If you haven't started your vegetable garden yet, it's time. The nurseries are full of transplants and, if you get your tomatoes, peppers, squash, melons and eggplants in the ground now, you should be harvesting by August. That is, if this summer is “normal” and not a cool, cloudy one such as we had last year.
Once your spring-blooming perennials such as rhododendrons, camellias and azaleas have finished their show, you can prune and fertilize them.
If you have a drip system, check it carefully. Emitters clog, lines separate, dogs and gophers chew holes in poly tubing.
Weed like mad. Eliminate herbaceous pests before they go to seed.

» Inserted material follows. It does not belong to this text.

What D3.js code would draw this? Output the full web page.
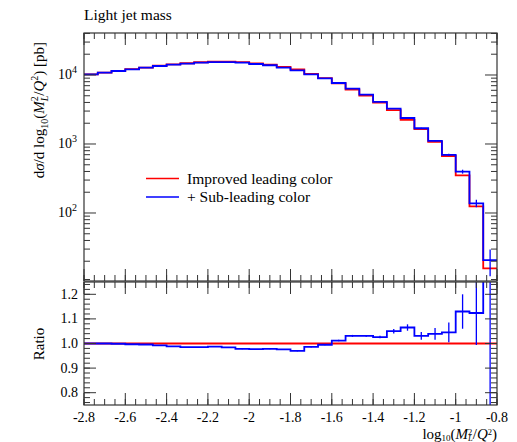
<!DOCTYPE html>
<html><head><meta charset="utf-8">
<script src="https://cdn.jsdelivr.net/npm/d3@7"></script>
<style>
body{margin:0;background:#fff;}
text{font-family:"Liberation Serif","Times New Roman",serif;fill:#000;}
</style></head>
<body><svg id="c" width="517" height="442"></svg>
<script>
// ---- data ----
const binEdges = [-2.8,-2.7333,-2.6667,-2.6,-2.5333,-2.4667,-2.4,-2.3333,-2.2667,-2.2,-2.1333,-2.0667,-2.0,-1.9333,-1.8667,-1.8,-1.7333,-1.6667,-1.6,-1.5333,-1.4667,-1.4,-1.3333,-1.2667,-1.2,-1.1333,-1.0667,-1.0,-0.9333,-0.8667,-0.8];
const improvedLeading = [10230,10800,11440,12140,12820,13610,14270,14800,15300,15610,15660,15410,14770,14140,13080,12060,10390,9000,7560,6140,5020,3970,3100,2230,1640,1070,670,350,125,15.8];
const subLeading = [10230,10800,11430,12100,12770,13500,14100,14580,15070,15410,15410,15070,14430,13830,12770,11700,10240,8960,7650,6330,5180,4070,3250,2380,1690,1110,695,398,138,20.8];
const subLeadingErr = [10,11,11,12,13,14,14,15,15,15,15,15,15,14,13,14,15,16,20,24,22,22,28,30,28,26,27,26,17,8.7];
const ratioSub = [1.0,1.0,0.999,0.997,0.996,0.992,0.988,0.985,0.985,0.987,0.984,0.978,0.977,0.978,0.976,0.970,0.986,0.995,1.012,1.031,1.031,1.026,1.050,1.065,1.031,1.039,1.045,1.130,1.124,1.32];
const ratioSubErr = [0.001,0.001,0.001,0.001,0.001,0.001,0.001,0.001,0.001,0.001,0.001,0.001,0.001,0.001,0.001,0.002,0.002,0.002,0.003,0.004,0.004,0.005,0.009,0.013,0.016,0.024,0.04,0.07,0.13,0.6];
const ratioRef = [1,1,1,1,1,1,1,1,1,1,1,1,1,1,1,1,1,1,1,1,1,1,1,1,1,1,1,1,1,1];
const xTickVals = [-2.8,-2.6,-2.4,-2.2,-2.0,-1.8,-1.6,-1.4,-1.2,-1.0,-0.8];
const xTickLabels = ["-2.8","-2.6","-2.4","-2.2","-2","-1.8","-1.6","-1.4","-1.2","-1","-0.8"];
const yMainTicks = [100,1000,10000];
const yMainExp = ["2","3","4"];
const yRatioTicks = [0.8,0.9,1.0,1.1,1.2];
const yRatioLabels = ["0.8","0.9","1.0","1.1","1.2"];
const legendNames = ["Improved leading color","+ Sub-leading color"];
const colors = ["#ff0000","#0000ff"];

// ---- layout ----
const L=84, R=497, mainTop=33, mainBot=281, ratTop=282, ratBot=405;
const svg = d3.select("#c");
const x = d3.scaleLinear().domain([-2.8,-0.8]).range([L,R]);
const y = d3.scaleLog().domain([10.34,40600]).range([mainBot,mainTop]);
const yr = d3.scaleLinear().domain([0.75,1.25]).range([ratBot,ratTop]);

const defs = svg.append("defs");
defs.append("clipPath").attr("id","cm").append("rect").attr("x",L).attr("y",mainTop).attr("width",R-L).attr("height",mainBot-mainTop);
defs.append("clipPath").attr("id","cr").append("rect").attr("x",L).attr("y",ratTop).attr("width",R-L).attr("height",ratBot-ratTop);

function stepPath(vals, ys){
  let p = "";
  vals.forEach((v,i)=>{
    const x0=x(binEdges[i]), x1=x(binEdges[i+1]), yy=ys(v);
    p += (i===0? "M"+x0+","+yy : "L"+x0+","+yy) + "L"+x1+","+yy;
  });
  return p;
}

// main histograms
const gm = svg.append("g").attr("clip-path","url(#cm)");
gm.append("path").attr("d",stepPath(improvedLeading,y)).attr("fill","none").attr("stroke",colors[0]).attr("stroke-width",1.8);
gm.append("path").attr("d",stepPath(subLeading,y)).attr("fill","none").attr("stroke",colors[1]).attr("stroke-width",1.8);
subLeading.forEach((v,i)=>{
  const xc = x((binEdges[i]+binEdges[i+1])/2);
  gm.append("line").attr("x1",xc).attr("x2",xc).attr("y1",y(v-subLeadingErr[i])).attr("y2",y(v+subLeadingErr[i]))
    .attr("stroke",colors[1]).attr("stroke-width",1.3);
});

// ratio
const gr = svg.append("g").attr("clip-path","url(#cr)");
gr.append("path").attr("d",stepPath(ratioRef,yr)).attr("fill","none").attr("stroke",colors[0]).attr("stroke-width",1.8);
gr.append("path").attr("d",stepPath(ratioSub,yr)).attr("fill","none").attr("stroke",colors[1]).attr("stroke-width",1.8);
ratioSub.forEach((v,i)=>{
  const xc = x((binEdges[i]+binEdges[i+1])/2);
  gr.append("line").attr("x1",xc).attr("x2",xc).attr("y1",yr(v-ratioSubErr[i])).attr("y2",yr(v+ratioSubErr[i]))
    .attr("stroke",colors[1]).attr("stroke-width",1.3);
});

// frames
svg.append("rect").attr("x",L).attr("y",mainTop).attr("width",R-L).attr("height",mainBot-mainTop).attr("fill","none").attr("stroke","#333").attr("stroke-width",1.2);
svg.append("rect").attr("x",L).attr("y",ratTop).attr("width",R-L).attr("height",ratBot-ratTop).attr("fill","none").attr("stroke","#333").attr("stroke-width",1.2);

// ticks helpers
const tickCol="#333", MAJ=12, MIN=6;
function xTicks(yEdge, dir){
  const minor=[];
  for(let k=0;k<=40;k++){ minor.push(-2.8+k*0.05); }
  minor.forEach(v=>{ svg.append("line").attr("x1",x(v)).attr("x2",x(v)).attr("y1",yEdge).attr("y2",yEdge+dir*MIN).attr("stroke",tickCol).attr("stroke-width",1); });
  xTickVals.forEach(v=>{ svg.append("line").attr("x1",x(v)).attr("x2",x(v)).attr("y1",yEdge).attr("y2",yEdge+dir*MAJ).attr("stroke",tickCol).attr("stroke-width",1); });
}
xTicks(mainTop,1); xTicks(mainBot,-1); xTicks(ratTop,1); xTicks(ratBot,-1);

function yTicksMain(){
  const minor=[];
  [10,100,1000,10000].forEach(d=>{ for(let k=2;k<=9;k++){ const v=k*d; if(v>=10.34 && v<=40600) minor.push(v);} });
  [L,R].forEach((xe,si)=>{
    const dir = si===0?1:-1;
    minor.forEach(v=>svg.append("line").attr("x1",xe).attr("x2",xe+dir*MIN).attr("y1",y(v)).attr("y2",y(v)).attr("stroke",tickCol));
    yMainTicks.forEach(v=>svg.append("line").attr("x1",xe).attr("x2",xe+dir*MAJ).attr("y1",y(v)).attr("y2",y(v)).attr("stroke",tickCol));
  });
}
yTicksMain();
function yTicksRatio(){
  const minor=[];
  for(let k=0;k<=25;k++){ minor.push(0.76+k*0.02); }
  [L,R].forEach((xe,si)=>{
    const dir = si===0?1:-1;
    minor.forEach(v=>svg.append("line").attr("x1",xe).attr("x2",xe+dir*MIN).attr("y1",yr(v)).attr("y2",yr(v)).attr("stroke",tickCol));
    yRatioTicks.forEach(v=>svg.append("line").attr("x1",xe).attr("x2",xe+dir*MAJ).attr("y1",yr(v)).attr("y2",yr(v)).attr("stroke",tickCol));
  });
}
yTicksRatio();

// tick labels
yMainTicks.forEach((v,i)=>{
  const t = svg.append("text").attr("x",77).attr("y",y(v)+4).attr("text-anchor","end").style("font-size","14px");
  t.append("tspan").text("10");
  t.append("tspan").attr("dy",-6).style("font-size","10px").text(yMainExp[i]);
});
yRatioTicks.forEach((v,i)=>{
  svg.append("text").attr("x",78).attr("y",yr(v)+4.5).attr("text-anchor","end").style("font-size","14px").text(yRatioLabels[i]);
});
xTickVals.forEach((v,i)=>{
  svg.append("text").attr("x",x(v)).attr("y",421.5).attr("text-anchor","middle").style("font-size","14px").text(xTickLabels[i]);
});

// title
svg.append("text").attr("x",84).attr("y",20).style("font-size","15.5px").text("Light jet mass");

// x label
{
  const t = svg.append("text").attr("x",497).attr("y",438.5).attr("text-anchor","end").style("font-size","15px");
  t.append("tspan").text("log");
  t.append("tspan").attr("dy",2).style("font-size","9px").text("10");
  t.append("tspan").attr("dy",-2).text("(");
  t.append("tspan").style("font-style","italic").text("M");
  t.append("tspan").attr("dy",-4).style("font-size","8.5px").text("2");
  t.append("tspan").attr("dx",-4.3).attr("dy",6).style("font-size","8.5px").style("font-style","italic").text("L");
  t.append("tspan").attr("dy",-2).text("/");
  t.append("tspan").style("font-style","italic").text("Q");
  t.append("tspan").attr("dy",-4).style("font-size","8.5px").text("2");
  t.append("tspan").attr("dy",4).text(")");
}
// y label
{
  const t = svg.append("text").attr("transform","translate(44,42) rotate(-90)").attr("text-anchor","end").style("font-size","15px");
  t.append("tspan").text("d");
  t.append("tspan").style("font-style","italic").text("σ");
  t.append("tspan").text("/d log");
  t.append("tspan").attr("dy",4).style("font-size","10px").text("10");
  t.append("tspan").attr("dy",-4).text("(");
  t.append("tspan").style("font-style","italic").text("M");
  t.append("tspan").attr("dy",-6).style("font-size","10px").text("2");
  t.append("tspan").attr("dx",-5).attr("dy",10).style("font-size","10px").style("font-style","italic").text("L");
  t.append("tspan").attr("dy",-4).text("/");
  t.append("tspan").style("font-style","italic").text("Q");
  t.append("tspan").attr("dy",-6).style("font-size","10px").text("2");
  t.append("tspan").attr("dy",6).text(") [pb]");
}
// ratio label
svg.append("text").attr("transform","translate(44,344) rotate(-90)").attr("text-anchor","middle").style("font-size","15px").text("Ratio");

// legend
legendNames.forEach((n,i)=>{
  const yy = 178.5 + i*18.5;
  svg.append("line").attr("x1",146).attr("x2",179).attr("y1",yy).attr("y2",yy).attr("stroke",colors[i]).attr("stroke-width",1.3);
  svg.append("text").attr("x",187).attr("y",yy+5).style("font-size","15.5px").text(n);
});
</script></body></html>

Dazzle yourself. Plant zinnias. They're not at all fussy, look great in harsh summer light, make exuberant cut flowers and come in myriad forms and colors.
Update
A reader recently asked me what soil amendments to use in the spring garden. I recommended compost, especially any with the U.S. Composting Council seal of approval, something I'd learned about in the Bay Friendly Landscaping classes. The uproar over the use of sewage sludge in Kellogg Amend, a product that nearly made its way into school organic gardens in Los Angeles, has revealed that the USCC considers sewage sludge (also called biosolids) to be acceptable in compost. I take back my recommendation. I don't want any of the industrial-waste products that end up in the sewer to end up in my garden. What products can you trust? Maybe only those that say “OMRI listed” on the label. Here's the list, be sure to check it before buying. Some products are listed with restrictions.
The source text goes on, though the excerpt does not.